**Given material**
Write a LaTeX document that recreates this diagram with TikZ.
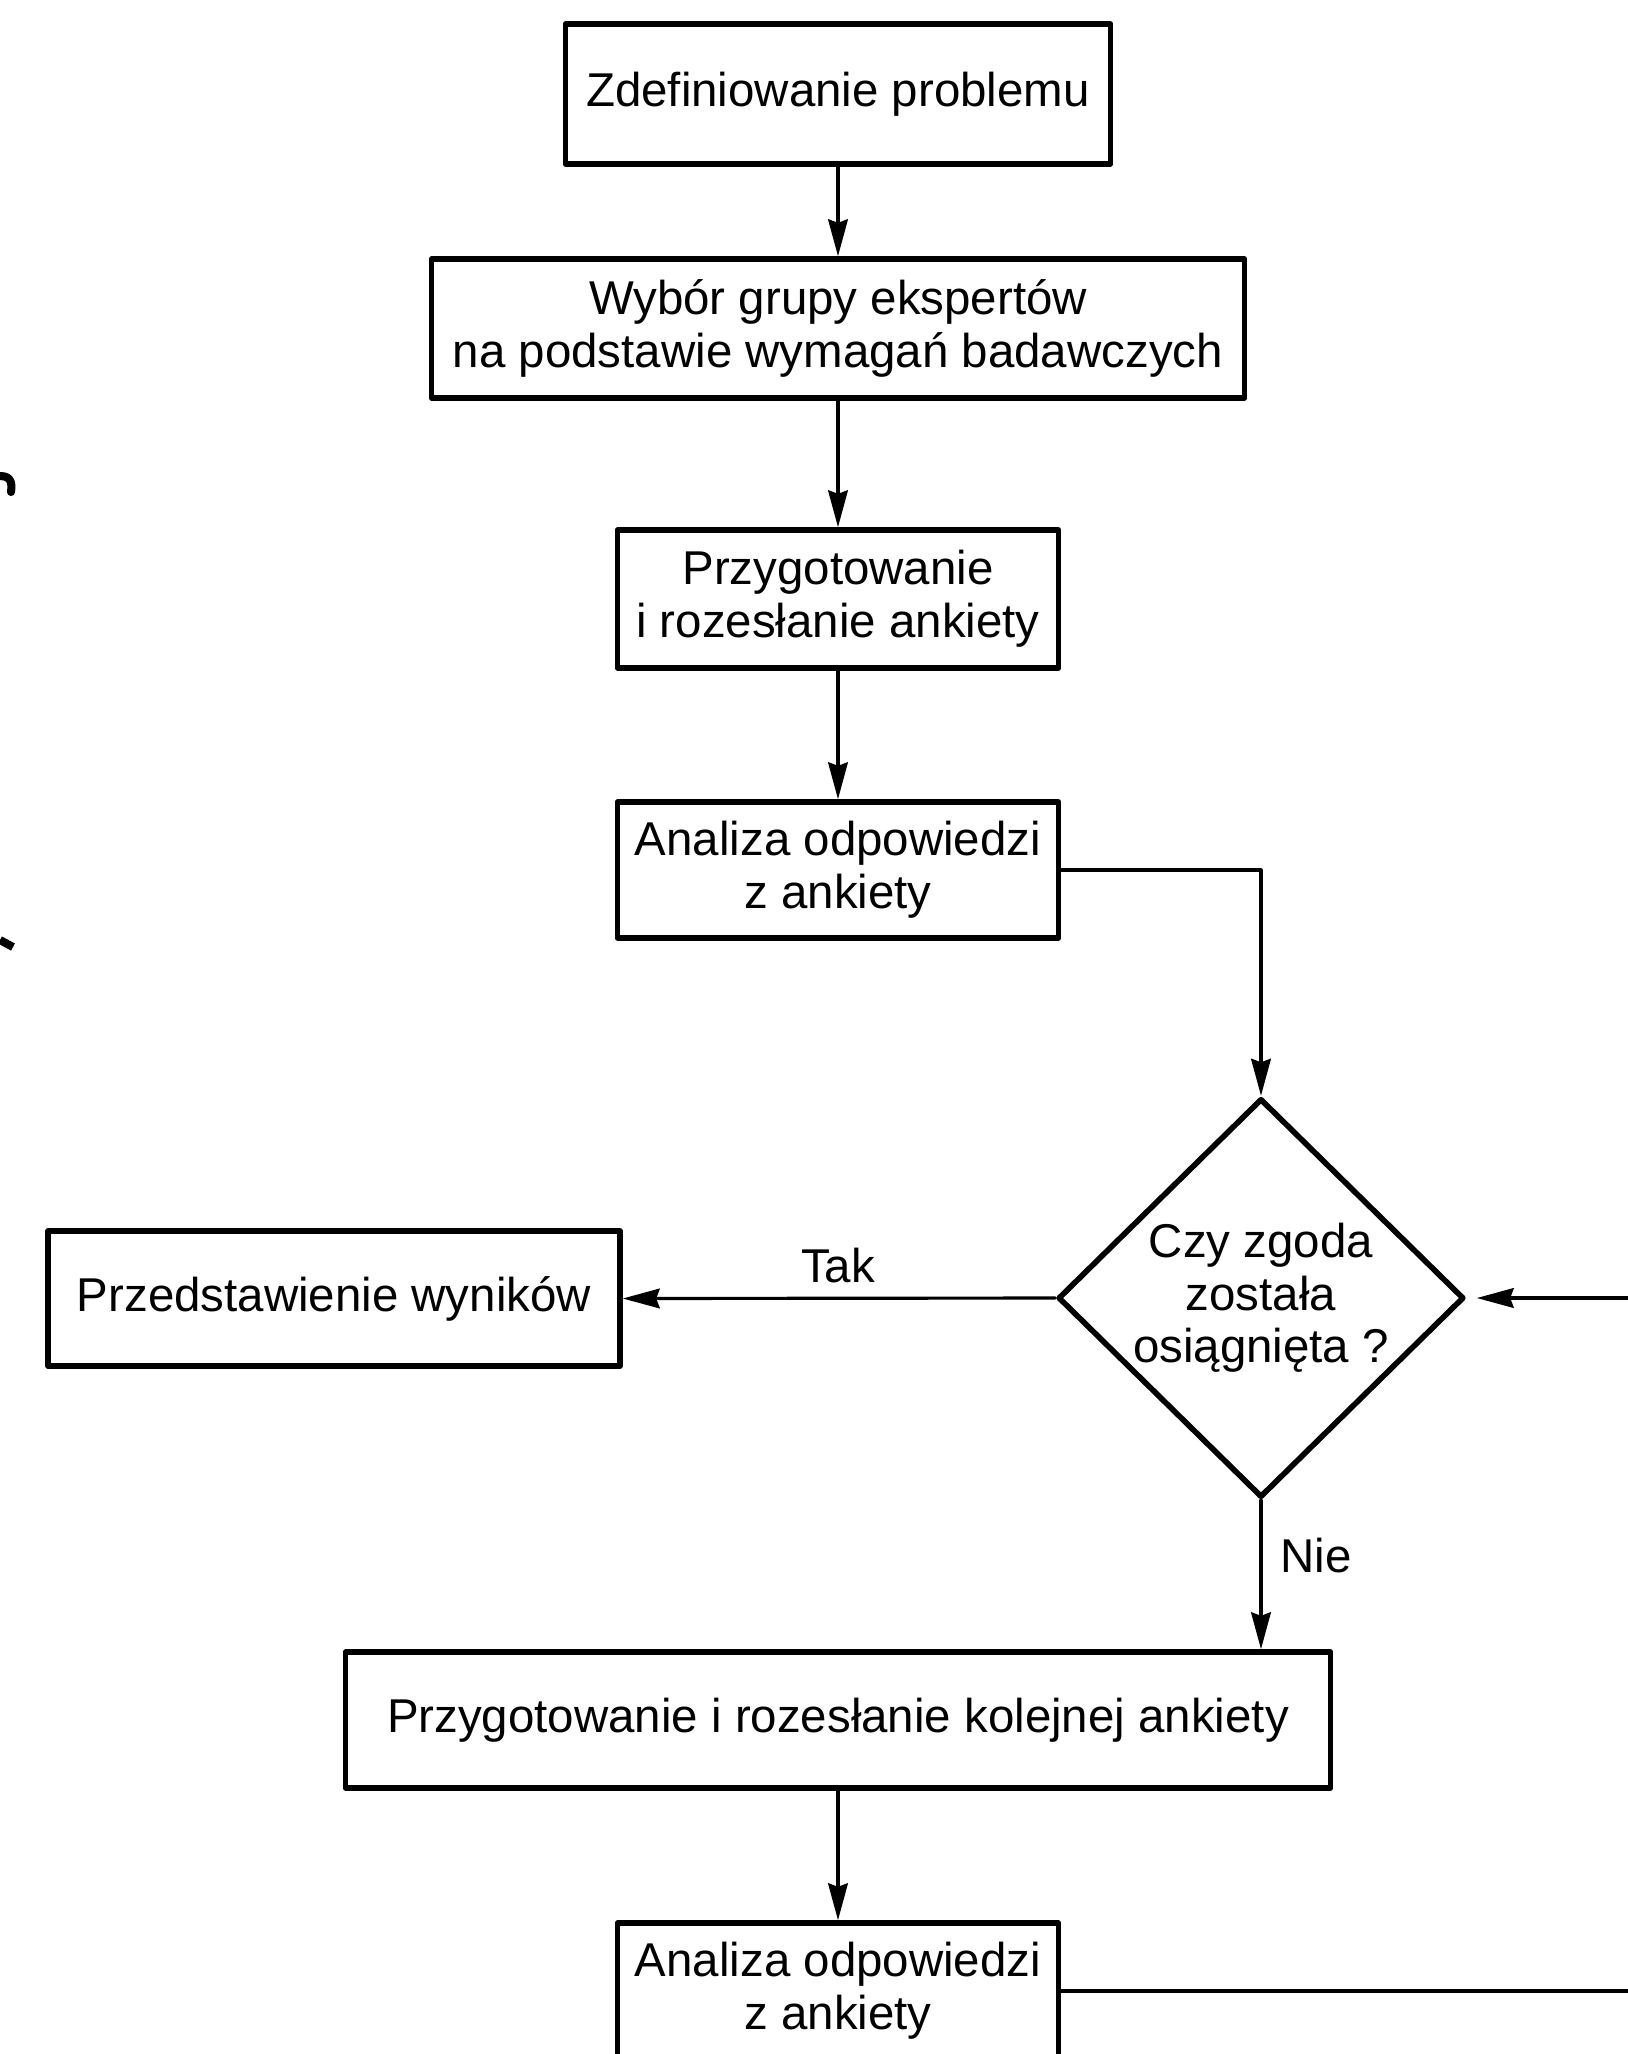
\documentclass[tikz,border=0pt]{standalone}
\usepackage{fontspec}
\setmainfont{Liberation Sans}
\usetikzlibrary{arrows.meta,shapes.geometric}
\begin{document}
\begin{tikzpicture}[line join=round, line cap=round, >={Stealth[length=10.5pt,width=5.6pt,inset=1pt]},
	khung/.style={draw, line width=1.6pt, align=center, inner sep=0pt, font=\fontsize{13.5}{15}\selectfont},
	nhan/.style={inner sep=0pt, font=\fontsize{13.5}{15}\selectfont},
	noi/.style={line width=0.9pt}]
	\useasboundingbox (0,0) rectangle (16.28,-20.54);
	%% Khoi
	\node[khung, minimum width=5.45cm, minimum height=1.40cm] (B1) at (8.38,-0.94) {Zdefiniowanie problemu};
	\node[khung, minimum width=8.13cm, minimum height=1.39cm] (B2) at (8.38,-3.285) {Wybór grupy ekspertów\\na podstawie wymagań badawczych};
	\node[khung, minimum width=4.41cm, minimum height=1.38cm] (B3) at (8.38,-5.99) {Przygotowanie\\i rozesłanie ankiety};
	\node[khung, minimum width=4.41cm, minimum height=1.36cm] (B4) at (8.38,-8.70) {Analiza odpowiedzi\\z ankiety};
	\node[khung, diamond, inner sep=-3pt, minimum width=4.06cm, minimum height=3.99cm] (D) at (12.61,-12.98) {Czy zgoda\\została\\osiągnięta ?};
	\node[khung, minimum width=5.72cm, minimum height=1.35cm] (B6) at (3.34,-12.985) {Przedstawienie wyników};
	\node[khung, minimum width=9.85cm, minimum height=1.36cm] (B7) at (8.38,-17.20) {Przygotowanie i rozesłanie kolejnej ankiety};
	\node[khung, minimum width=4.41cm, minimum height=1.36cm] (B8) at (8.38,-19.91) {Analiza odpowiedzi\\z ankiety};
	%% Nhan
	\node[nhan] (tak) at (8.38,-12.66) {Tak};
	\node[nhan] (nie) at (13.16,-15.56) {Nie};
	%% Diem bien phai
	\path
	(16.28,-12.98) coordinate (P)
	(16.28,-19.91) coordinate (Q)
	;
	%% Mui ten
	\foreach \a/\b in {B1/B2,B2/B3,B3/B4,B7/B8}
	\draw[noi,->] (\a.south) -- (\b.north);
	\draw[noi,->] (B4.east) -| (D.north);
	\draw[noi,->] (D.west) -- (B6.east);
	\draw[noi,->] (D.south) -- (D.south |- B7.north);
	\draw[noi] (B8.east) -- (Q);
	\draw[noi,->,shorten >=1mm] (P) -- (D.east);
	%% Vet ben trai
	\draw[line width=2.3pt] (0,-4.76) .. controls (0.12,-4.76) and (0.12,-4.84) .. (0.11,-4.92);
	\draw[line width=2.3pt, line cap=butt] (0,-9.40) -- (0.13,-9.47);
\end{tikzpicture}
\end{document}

**To be done**
Copy the data word for word. Pictures do not go in the copy.

**Expected answer**
Write a LaTeX document that recreates this diagram with TikZ.
\documentclass[tikz,border=0pt]{standalone}
\usepackage{fontspec}
\setmainfont{Liberation Sans}
\usetikzlibrary{arrows.meta,shapes.geometric}
\begin{document}
\begin{tikzpicture}[line join=round, line cap=round, >={Stealth[length=10.5pt,width=5.6pt,inset=1pt]},
	khung/.style={draw, line width=1.6pt, align=center, inner sep=0pt, font=\fontsize{13.5}{15}\selectfont},
	nhan/.style={inner sep=0pt, font=\fontsize{13.5}{15}\selectfont},
	noi/.style={line width=0.9pt}]
	\useasboundingbox (0,0) rectangle (16.28,-20.54);
	%% Khoi
	\node[khung, minimum width=5.45cm, minimum height=1.40cm] (B1) at (8.38,-0.94) {Zdefiniowanie problemu};
	\node[khung, minimum width=8.13cm, minimum height=1.39cm] (B2) at (8.38,-3.285) {Wybór grupy ekspertów\\na podstawie wymagań badawczych};
	\node[khung, minimum width=4.41cm, minimum height=1.38cm] (B3) at (8.38,-5.99) {Przygotowanie\\i rozesłanie ankiety};
	\node[khung, minimum width=4.41cm, minimum height=1.36cm] (B4) at (8.38,-8.70) {Analiza odpowiedzi\\z ankiety};
	\node[khung, diamond, inner sep=-3pt, minimum width=4.06cm, minimum height=3.99cm] (D) at (12.61,-12.98) {Czy zgoda\\została\\osiągnięta ?};
	\node[khung, minimum width=5.72cm, minimum height=1.35cm] (B6) at (3.34,-12.985) {Przedstawienie wyników};
	\node[khung, minimum width=9.85cm, minimum height=1.36cm] (B7) at (8.38,-17.20) {Przygotowanie i rozesłanie kolejnej ankiety};
	\node[khung, minimum width=4.41cm, minimum height=1.36cm] (B8) at (8.38,-19.91) {Analiza odpowiedzi\\z ankiety};
	%% Nhan
	\node[nhan] (tak) at (8.38,-12.66) {Tak};
	\node[nhan] (nie) at (13.16,-15.56) {Nie};
	%% Diem bien phai
	\path
	(16.28,-12.98) coordinate (P)
	(16.28,-19.91) coordinate (Q)
	;
	%% Mui ten
	\foreach \a/\b in {B1/B2,B2/B3,B3/B4,B7/B8}
	\draw[noi,->] (\a.south) -- (\b.north);
	\draw[noi,->] (B4.east) -| (D.north);
	\draw[noi,->] (D.west) -- (B6.east);
	\draw[noi,->] (D.south) -- (D.south |- B7.north);
	\draw[noi] (B8.east) -- (Q);
	\draw[noi,->,shorten >=1mm] (P) -- (D.east);
	%% Vet ben trai
	\draw[line width=2.3pt] (0,-4.76) .. controls (0.12,-4.76) and (0.12,-4.84) .. (0.11,-4.92);
	\draw[line width=2.3pt, line cap=butt] (0,-9.40) -- (0.13,-9.47);
\end{tikzpicture}
\end{document}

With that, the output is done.